Together, the Centers for Medicare and Medicaid Services (CMS), the Office of Inspector General (OIG) of the Department of Health and Human Services (HHS), and the Department of Justice (DOJ), are responsible for the implementation and enforcement of program integrity laws. These laws include the:

  • Physician Self-Referral Law (Stark Law)
  • Medicare anti-kickback Statute (AKS)
  • False Claims Act (FCA)
  • Exclusion Authorities
  • Civil Monetary Penalty Law (CMP)

Hospitals operate under compliance programs that seek to ensure they work within the parameters of these laws.  However, while these laws primarily have been enacted to address wrongdoing, their breadth may impact the honest business practices of providers due to ambiguities in the laws and regulations.

Because hospitals regularly engage in business operations and arrangements that may implicate these program integrity laws, it is critical that hospitals stay informed about the application of these laws. Violations of the laws could result in criminal penalties, civil fines, exclusion from federal health care programs, or loss of a hospital’s Medicare provider agreement.
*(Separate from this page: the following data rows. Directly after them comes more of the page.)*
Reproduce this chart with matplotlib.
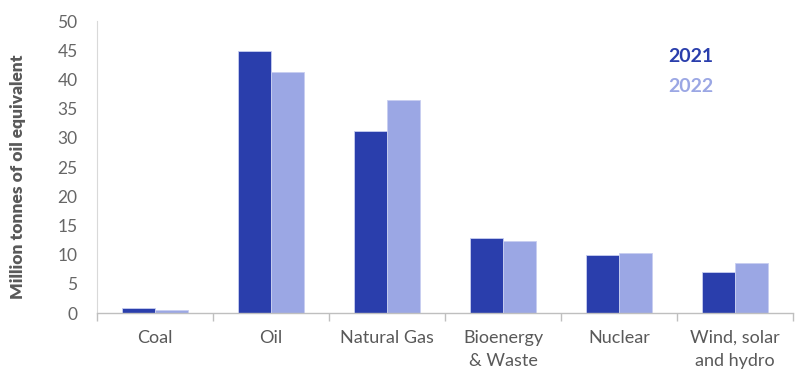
import matplotlib
matplotlib.use("Agg")
import matplotlib.pyplot as plt
import numpy as np

categories = ["Coal", "Oil", "Natural Gas", "Bioenergy\n& Waste", "Nuclear", "Wind, solar\nand hydro"]
values_2021 = [0.8, 44.8, 31.2, 12.8, 9.9, 7.0]
values_2022 = [0.5, 41.2, 36.4, 12.4, 10.3, 8.6]
yticks = [0, 5, 10, 15, 20, 25, 30, 35, 40, 45, 50]

c2021 = "#2A3EAC"
c2022 = "#9BA7E4"
gray = "#595959"

plt.rcParams['font.family'] = ['Lato', 'DejaVu Sans']

fig = plt.figure(figsize=(8.01, 3.84), dpi=100)
ax = fig.add_axes([97/801, (384-313)/384, (793-97)/801, (313-21)/384])

x = np.arange(len(categories))
w = 0.285
ax.bar(x - w/2, values_2021, w, color=c2021, edgecolor="#C8CEF0", linewidth=0.6)
ax.bar(x + w/2, values_2022, w, color=c2022, edgecolor="#C8CEF0", linewidth=0.6)

ax.set_xlim(-0.5, len(categories) - 0.5)
ax.set_ylim(0, 50)
ax.set_yticks(yticks)
ax.set_yticklabels([str(v) for v in yticks], fontsize=12.5, color="#666666")
ax.tick_params(axis='y', length=0, pad=14)

ax.set_xticks(x)
ax.set_xticklabels(categories, fontsize=13, color=gray, linespacing=1.55)
ax.tick_params(axis='x', which='major', length=0, pad=12)
ax.set_xticks(np.arange(-0.5, len(categories)), minor=True)
ax.tick_params(axis='x', which='minor', length=6, color="#BFBFBF", width=1)

for s in ["top", "right"]:
    ax.spines[s].set_visible(False)
ax.spines["left"].set_color("#D9D9D9")
ax.spines["bottom"].set_color("#BFBFBF")
ax.spines["bottom"].set_linewidth(1)

fig.text(18/801, 1 - 177/384, "Million tonnes of oil equivalent", rotation=90, fontsize=12.5,
         fontweight="heavy", color=gray, ha="center", va="center")

fig.text(668/801, 1 - 57/384, "2021", fontsize=14, fontweight="bold", color=c2021, ha="left", va="center")
fig.text(668/801, 1 - 86/384, "2022", fontsize=14, fontweight="bold", color=c2022, ha="left", va="center")

fig.savefig("out.png", dpi=100)
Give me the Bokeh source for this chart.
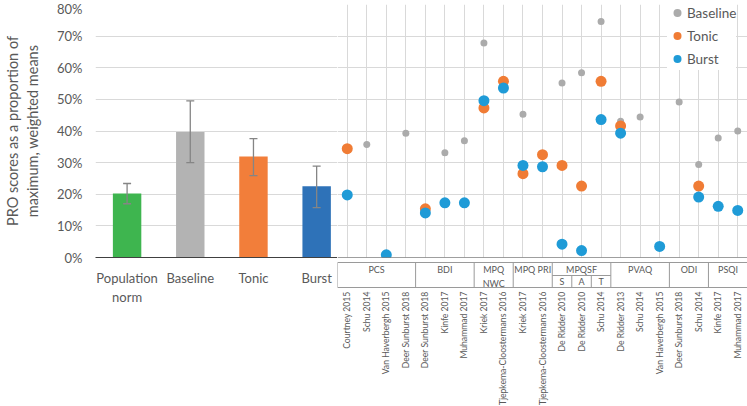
import math
from bokeh.plotting import figure
from bokeh.layouts import row, column
from bokeh.models import (Range1d, FixedTicker, NumeralTickFormatter, Whisker,
                          ColumnDataSource, Span, TeeHead)
from bokeh.core.properties import value
from bokeh.embed import file_html
from bokeh.resources import INLINE

FONT = "Lato"
TXT = "#595959"
GRID = "#D9D9D9"

# ---------------- data ----------------
bar_labels = ["Population\nnorm", "Baseline", "Tonic", "Burst"]
bar_values = [0.202, 0.397, 0.319, 0.225]
bar_err_low = [0.170, 0.300, 0.259, 0.158]
bar_err_high = [0.234, 0.495, 0.376, 0.289]
bar_colors = ["#3EB54F", "#B3B3B3", "#F27E3A", "#2E72B8"]

y_ticks = [0.0, 0.1, 0.2, 0.3, 0.4, 0.5, 0.6, 0.7, 0.8]

groups = ["PCS", "BDI", "MPQ\nNWC", "MPQ PRI", "MPQSF", "PVAQ", "ODI", "PSQI"]
group_sizes = [4, 3, 2, 2, 3, 3, 2, 2]
sub_group = "MPQSF"
sub_labels = ["S", "A", "T"]

studies = ["Courtney 2015", "Schu 2014", "Van Haverbergh 2015", "Deer Sunburst 2018",
           "Deer Sunburst 2018", "Kinfe 2017", "Muhammad 2017",
           "Kriek 2017", "Tjepkema-Cloostermans 2016",
           "Kriek 2017", "Tjepkema-Cloostermans 2016",
           "De Ridder 2010", "De Ridder 2010", "Schu 2014",
           "De Ridder 2013", "Schu 2014", "Van Haverbergh 2015",
           "Deer Sunburst 2018", "Schu 2014",
           "Kinfe 2017", "Muhammad 2017"]
N = None
baseline = [N, 0.357, N, 0.393, N, 0.331, 0.369, 0.678, N, 0.453, N,
            0.552, 0.584, 0.746, 0.431, 0.444, N, 0.492, 0.294, 0.378, 0.400]
tonic = [0.344, N, N, N, 0.154, N, N, 0.473, 0.557, 0.265, 0.325,
         0.291, 0.226, 0.557, 0.416, N, N, N, 0.226, N, N]
burst = [0.198, N, 0.0085, N, 0.141, 0.173, 0.173, 0.496, 0.536, 0.291, 0.287,
         0.042, 0.022, 0.436, 0.393, N, 0.035, N, 0.191, 0.162, 0.149]

series = [("Baseline", baseline, "#ABABAB", 7),
          ("Tonic", tonic, "#F07C35", 11),
          ("Burst", burst, "#1F9BD7", 11)]

# ---------------- left panel: bars ----------------
n_bars = len(bar_labels)
bx = list(range(n_bars))
left = figure(width=337, height=406, x_range=Range1d(-0.5, n_bars - 0.67),
              y_range=Range1d(y_ticks[0], y_ticks[-1]),
              output_backend="svg", toolbar_location=None,
              min_border_left=92, min_border_right=0, min_border_top=4,
              min_border_bottom=149)
left.outline_line_color = None
left.background_fill_color = "white"
bsrc = ColumnDataSource(dict(x=bx, top=bar_values, lo=bar_err_low, hi=bar_err_high,
                             color=bar_colors))
left.vbar(x="x", top="top", width=0.45, fill_color="color", line_color=None, source=bsrc)
wh = Whisker(source=bsrc, base="x", upper="hi", lower="lo", line_color="#858585",
             line_width=1.3, level="overlay",
             upper_head=TeeHead(size=8, line_color="#858585", line_width=1.3),
             lower_head=TeeHead(size=8, line_color="#858585", line_width=1.3))
left.add_layout(wh)

left.xgrid.visible = False
left.ygrid.ticker = FixedTicker(ticks=y_ticks)
left.ygrid.grid_line_color = GRID
left.xaxis.ticker = FixedTicker(ticks=bx)
left.xaxis.major_label_overrides = {i: lab for i, lab in zip(bx, bar_labels)}
left.xaxis.major_tick_in = 0
left.xaxis.major_tick_out = 0
left.xaxis.minor_tick_out = 0
left.xaxis.axis_line_color = "#404040"
left.xaxis.major_label_standoff = 12
left.xaxis.major_label_text_font = FONT
left.xaxis.major_label_text_font_size = "13px"
left.xaxis.major_label_text_color = TXT

left.yaxis.ticker = FixedTicker(ticks=y_ticks)
left.yaxis.formatter = NumeralTickFormatter(format="0%")
left.yaxis.axis_line_color = None
left.yaxis.major_tick_in = 0
left.yaxis.major_tick_out = 0
left.yaxis.minor_tick_out = 0
left.yaxis.major_label_standoff = 13
left.yaxis.major_label_text_font = FONT
left.yaxis.major_label_text_font_size = "13px"
left.yaxis.major_label_text_color = TXT
left.yaxis.axis_label = "PRO scores as a proportion of\nmaximum, weighted means"
left.yaxis.axis_label_text_font = FONT
left.yaxis.axis_label_text_font_size = "14.5px"
left.yaxis.axis_label_text_font_style = "normal"
left.yaxis.axis_label_text_color = TXT
left.yaxis.axis_label_standoff = 13

# ---------------- right panel: study points ----------------
n = len(studies)
xr = Range1d(-0.5, n - 0.5)
rt = figure(width=410, height=258, x_range=xr, y_range=Range1d(y_ticks[0], y_ticks[-1]),
            x_axis_location=None, y_axis_location=None,
            output_backend="svg", toolbar_location=None,
            min_border_left=0, min_border_right=0, min_border_top=4, min_border_bottom=1)
rt.outline_line_color = None
rt.xgrid.ticker = FixedTicker(ticks=list(range(n)))
rt.ygrid.ticker = FixedTicker(ticks=y_ticks)
rt.grid.grid_line_color = GRID
rt.add_layout(Span(location=0, dimension="width", line_color="#404040", line_width=1))

for name, vals, col, size in series:
    xs = [i for i, v in enumerate(vals) if v is not None]
    ys = [v for v in vals if v is not None]
    rt.scatter(xs, ys, size=size, fill_color=col, line_color=None, legend_label=name)

lg = rt.legend[0]
lg.location = (330, 187)
lg.margin = 0
lg.padding = 1
lg.border_line_color = None
lg.background_fill_color = "white"
lg.background_fill_alpha = 1
lg.glyph_width = 20
lg.glyph_height = 23
lg.spacing = 0
lg.label_standoff = 0
lg.label_height = 23
lg.label_text_font = FONT
lg.label_text_font_size = "13.5px"
lg.label_text_color = TXT

# ---------------- right panel: category table ----------------
rb = figure(width=410, height=148, x_range=xr, y_range=Range1d(148, 0),
            x_axis_location=None, y_axis_location=None,
            output_backend="svg", toolbar_location=None, min_border=0)
rb.outline_line_color = None
rb.grid.visible = False

TOP, MID, BOT = 4, 17, 29
bounds = [-0.5]
for s in group_sizes:
    bounds.append(bounds[-1] + s)
x0s = [b for b in bounds] + [bounds[0], bounds[0]]
x1s = [b for b in bounds] + [bounds[-1], bounds[-1]]
y0s = [TOP] * len(bounds) + [TOP, BOT]
y1s = [BOT] * len(bounds) + [TOP, BOT]
gi = groups.index(sub_group)
s0 = bounds[gi]
x0s += [s0, s0 + 1, s0 + 2]
x1s += [s0 + len(sub_labels), s0 + 1, s0 + 2]
y0s += [MID, MID, MID]
y1s += [MID, BOT, BOT]
rb.segment(x0=x0s, y0=y0s, x1=x1s, y1=y1s, line_color="#9A9A9A", line_width=1)

gx = [bounds[k] + group_sizes[k] / 2 for k in range(len(groups))]
rb.text(x=gx, y=[TOP + 1.5] * len(groups), text=groups, text_align="center",
        text_baseline="top", text_font=value(FONT), text_font_size="9px",
        text_color=TXT, text_line_height=1.3)
rb.text(x=[s0 + 0.5 + k for k in range(len(sub_labels))], y=[(MID + BOT) / 2] * len(sub_labels),
        text=sub_labels, text_align="center", text_baseline="middle",
        text_font=value(FONT), text_font_size="9px", text_color=TXT)
rb.text(x=list(range(n)), y=[33] * n, text=studies, angle=math.pi / 2,
        text_align="right", text_baseline="middle", text_font=value(FONT),
        text_font_size="8.6px", text_color=TXT)

layout = row(left, column(rt, rb, spacing=0), spacing=0)

open("out.html", "w").write(file_html(layout, INLINE))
The FAH advocates on behalf of investor-owned hospitals to ensure bright lines when possible, and to mitigate burdensome or unnecessary technical enforcement interpretations of these laws. We also seek to ensure that the focus of these laws is educational, rather than unnecessarily punitive, and that any potential penalties are structured to reflect inadvertent technical violations. Recent, key FAH advocacy efforts in this regard include:

Prohibiting self-referral to physician-owned specialty hospitals, which increase costs to the Medicare program and shift risk and costs to community hospitals;

  • Streamlined and simplified penalty structure for technical non-compliance with the Stark Law;
  • Development of a streamlined and simplified Self-Referral Disclosure Protocol (SRDP);
  • Development of new and revised AKS safe harbors to promote:
  • Access to, and coordination of team-based care;
  • Interoperability of health information technology; and,
  • Patient compliance and preventive care, and value-based care
  • Revisions to the CMP Law to allow more flexibility for provider integration and discretion in offering services to beneficiaries that promotes patient compliance, preventive care, and the delivery of value-based care.